Sleeping less means more colds, researchers warn.
Sleeping less means more colds, researchers warn.
Six hours or less per night means being four times more likely to get sick with the common cold virus, according to research published this week in the journal Sleep.
“Short sleep was more important than any other factor in predicting subjects’ likelihood of catching cold,” said Aric Prather, assistant professor of psychiatry at University of California at San Francisco and lead author. “It didn’t matter how old people were, their stress levels, their race, education of income. It didn’t matter if they were a smoker.

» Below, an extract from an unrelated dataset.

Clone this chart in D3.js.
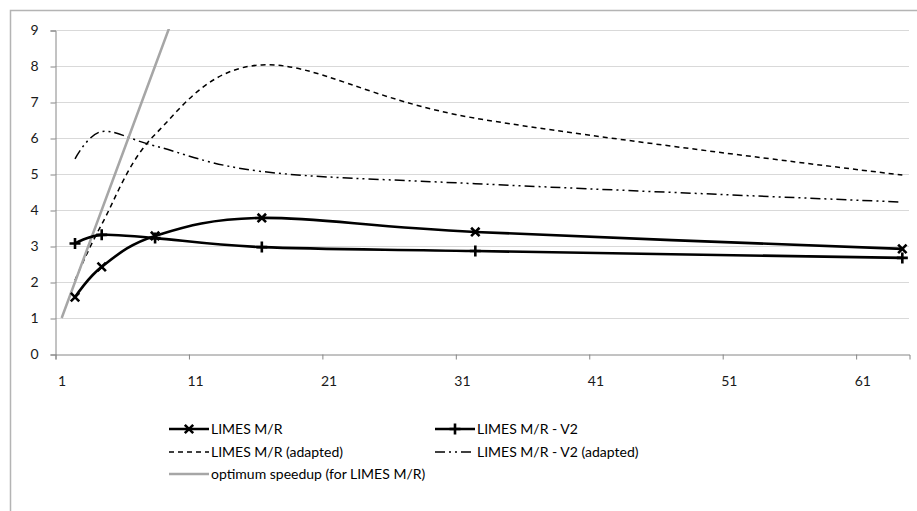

With all those things taken into account, statistically, sleep still carried the day.”
The team, which included personnel from Carnegie Mellon University and the University of Pittsburgh Medical Center, analyzed 164 volunteers from the Pittsburgh area.
Two months of health screenings, interviews and questionnaires led to the big test: the volunteers were all sequestered in a hotel, administered a cold virus directly via nasal drops. The subjects were monitored for a week afterward, including daily mucus screenings to see if the virus had taken.
Less than five hours of sleep nightly leading up to the virus exposure meant a 4.5 times greater chance of becoming infected than someone who slept seven or more hours of sleep. For those who slept six hours or less, the chances were 4.2 times greater of getting sick, according to the findings.
“It goes beyond feeling groggy or irritable,” Prather added. “Not getting sleep fundamentally affects your physical health.”
The Centers for Disease Control and Prevention called insufficient sleep a “public health epidemic” last year amid a series of studies. The federal agency said car crashes, industrial disasters, and other accidents are linked to the lack of rest – but so too are depression, obesity, diabetes, hypertension and even cancer.